▸ **DO THIS**
Take the lines of the data below from the very first through the line containing "shadow_rgbFace='black', alpha=0.25), pe.Normal()]" and output them exactly, pictures excluded.

--------------------------------

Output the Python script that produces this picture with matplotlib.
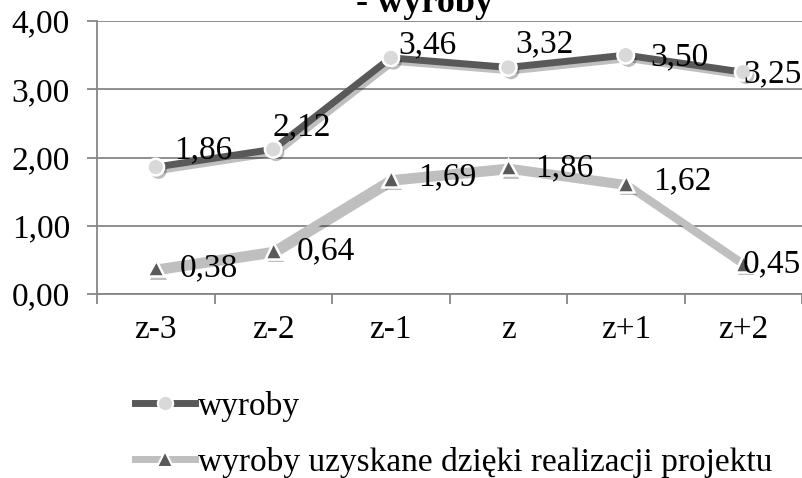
import matplotlib
matplotlib.use("Agg")
import matplotlib.pyplot as plt
import matplotlib.patheffects as pe
from matplotlib.lines import Line2D

plt.rcParams['font.family'] = ['Liberation Serif', 'DejaVu Serif']

categories = ["z-3", "z-2", "z-1", "z", "z+1", "z+2"]
wyroby = [1.86, 2.12, 3.46, 3.32, 3.50, 3.25]
wyroby_projekt = [0.38, 0.64, 1.69, 1.86, 1.62, 0.45]
y_ticks = [0, 1, 2, 3, 4]
y_tick_labels = ["0,00", "1,00", "2,00", "3,00", "4,00"]
series_names = ["wyroby", "wyroby uzyskane dzięki realizacji projektu"]
title_text = "- wyroby"

# label offsets in pixels (dx to left edge, dy to centre; + is down)
off1 = [(18, -17), (-1, -22), (8, -13), (7, -23), (25, 2), (0, 2)]
off2 = [(24, 0), (23, 1), (27, -2), (27, 1), (27, -2), (0, 1)]

W, H = 802, 478
fig = plt.figure(figsize=(W / 100, H / 100), dpi=100)
ax = fig.add_axes([97 / W, 1 - 294 / H, (802 - 97) / W, (294 - 21) / H])

FS = 24
grid_c = "#868686"
dark = "#595959"
light = "#bfbfbf"
markc = "#d9d9d9"

x = list(range(len(categories)))
ax.set_xlim(-0.5, len(categories) - 0.5)
ax.set_ylim(0, 4)

for yv in y_ticks:
    ax.axhline(yv, color=grid_c, lw=1.3, zorder=1)

shadow_line = [pe.SimpleLineShadow(offset=(2, -2.5), shadow_color='black', alpha=0.25), pe.Normal()]
shadow_patch = [pe.SimplePatchShadow(offset=(2, -2.5), shadow_rgbFace='black', alpha=0.25), pe.Normal()]

ax.plot(x, wyroby, color=dark, lw=5, solid_capstyle='round', zorder=3, path_effects=shadow_line)
ax.plot(x, wyroby, ls='none', marker='o', ms=12, mfc=markc, mec='white', mew=1.8, zorder=4,
        path_effects=shadow_patch)
ax.plot(x, wyroby_projekt, color=light, lw=5, solid_capstyle='round', zorder=3, path_effects=shadow_line)
ax.plot(x, wyroby_projekt, ls='none', marker='^', ms=12, mfc=dark, mec='white', mew=1.8, zorder=4,
        path_effects=shadow_patch)

def fmt(v):
    return f"{v:.2f}".replace(".", ",")

for xi, v, (dx, dy) in zip(x, wyroby, off1):
    ax.annotate(fmt(v), (xi, v), xytext=(dx * 0.72, -dy * 0.72), textcoords='offset points',
                ha='left', va='center', fontsize=FS, color='black', zorder=6, annotation_clip=False)
for xi, v, (dx, dy) in zip(x, wyroby_projekt, off2):
    ax.annotate(fmt(v), (xi, v), xytext=(dx * 0.72, -dy * 0.72), textcoords='offset points',
                ha='left', va='center', fontsize=FS, color='black', zorder=6, annotation_clip=False)

# axes styling
for s in ['top', 'right']:
    ax.spines[s].set_visible(False)
for s in ['left', 'bottom']:
    ax.spines[s].set_color(grid_c)
    ax.spines[s].set_linewidth(1.3)
ax.set_yticks(y_ticks)
ax.set_yticklabels(y_tick_labels, fontsize=FS)
ax.tick_params(axis='y', direction='out', length=7.5, width=1.3, color=grid_c, pad=12)
ax.set_xticks(x)
ax.set_xticklabels(categories, fontsize=FS)
ax.tick_params(axis='x', which='major', length=0, pad=15)
ax.set_xticks([i - 0.5 for i in range(len(categories) + 1)], minor=True)
ax.tick_params(axis='x', which='minor', direction='out', length=7, width=1.3, color=grid_c)

fig.text(425 / W, 1 - 12 / H, title_text, ha='center', va='baseline', fontsize=26, fontweight='bold')

h1 = Line2D([], [], color=dark, lw=5, marker='o', ms=11, mfc=markc, mec='white', mew=1.5)
h2 = Line2D([], [], color=light, lw=5, marker='^', ms=11, mfc=dark, mec='white', mew=1.5)
fig.legend([h1, h2], series_names, loc='upper left', bbox_to_anchor=(135 / W, 1 - 391 / H),
           frameon=False, fontsize=FS, handlelength=1.8, handletextpad=0.08, labelspacing=0.75,
           borderpad=0, borderaxespad=0)

fig.savefig("out.png", dpi=100)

--------------------------------

▸ **CORRECT RESPONSE**
Output the Python script that produces this picture with matplotlib.
import matplotlib
matplotlib.use("Agg")
import matplotlib.pyplot as plt
import matplotlib.patheffects as pe
from matplotlib.lines import Line2D

plt.rcParams['font.family'] = ['Liberation Serif', 'DejaVu Serif']

categories = ["z-3", "z-2", "z-1", "z", "z+1", "z+2"]
wyroby = [1.86, 2.12, 3.46, 3.32, 3.50, 3.25]
wyroby_projekt = [0.38, 0.64, 1.69, 1.86, 1.62, 0.45]
y_ticks = [0, 1, 2, 3, 4]
y_tick_labels = ["0,00", "1,00", "2,00", "3,00", "4,00"]
series_names = ["wyroby", "wyroby uzyskane dzięki realizacji projektu"]
title_text = "- wyroby"

# label offsets in pixels (dx to left edge, dy to centre; + is down)
off1 = [(18, -17), (-1, -22), (8, -13), (7, -23), (25, 2), (0, 2)]
off2 = [(24, 0), (23, 1), (27, -2), (27, 1), (27, -2), (0, 1)]

W, H = 802, 478
fig = plt.figure(figsize=(W / 100, H / 100), dpi=100)
ax = fig.add_axes([97 / W, 1 - 294 / H, (802 - 97) / W, (294 - 21) / H])

FS = 24
grid_c = "#868686"
dark = "#595959"
light = "#bfbfbf"
markc = "#d9d9d9"

x = list(range(len(categories)))
ax.set_xlim(-0.5, len(categories) - 0.5)
ax.set_ylim(0, 4)

for yv in y_ticks:
    ax.axhline(yv, color=grid_c, lw=1.3, zorder=1)

shadow_line = [pe.SimpleLineShadow(offset=(2, -2.5), shadow_color='black', alpha=0.25), pe.Normal()]
shadow_patch = [pe.SimplePatchShadow(offset=(2, -2.5), shadow_rgbFace='black', alpha=0.25), pe.Normal()]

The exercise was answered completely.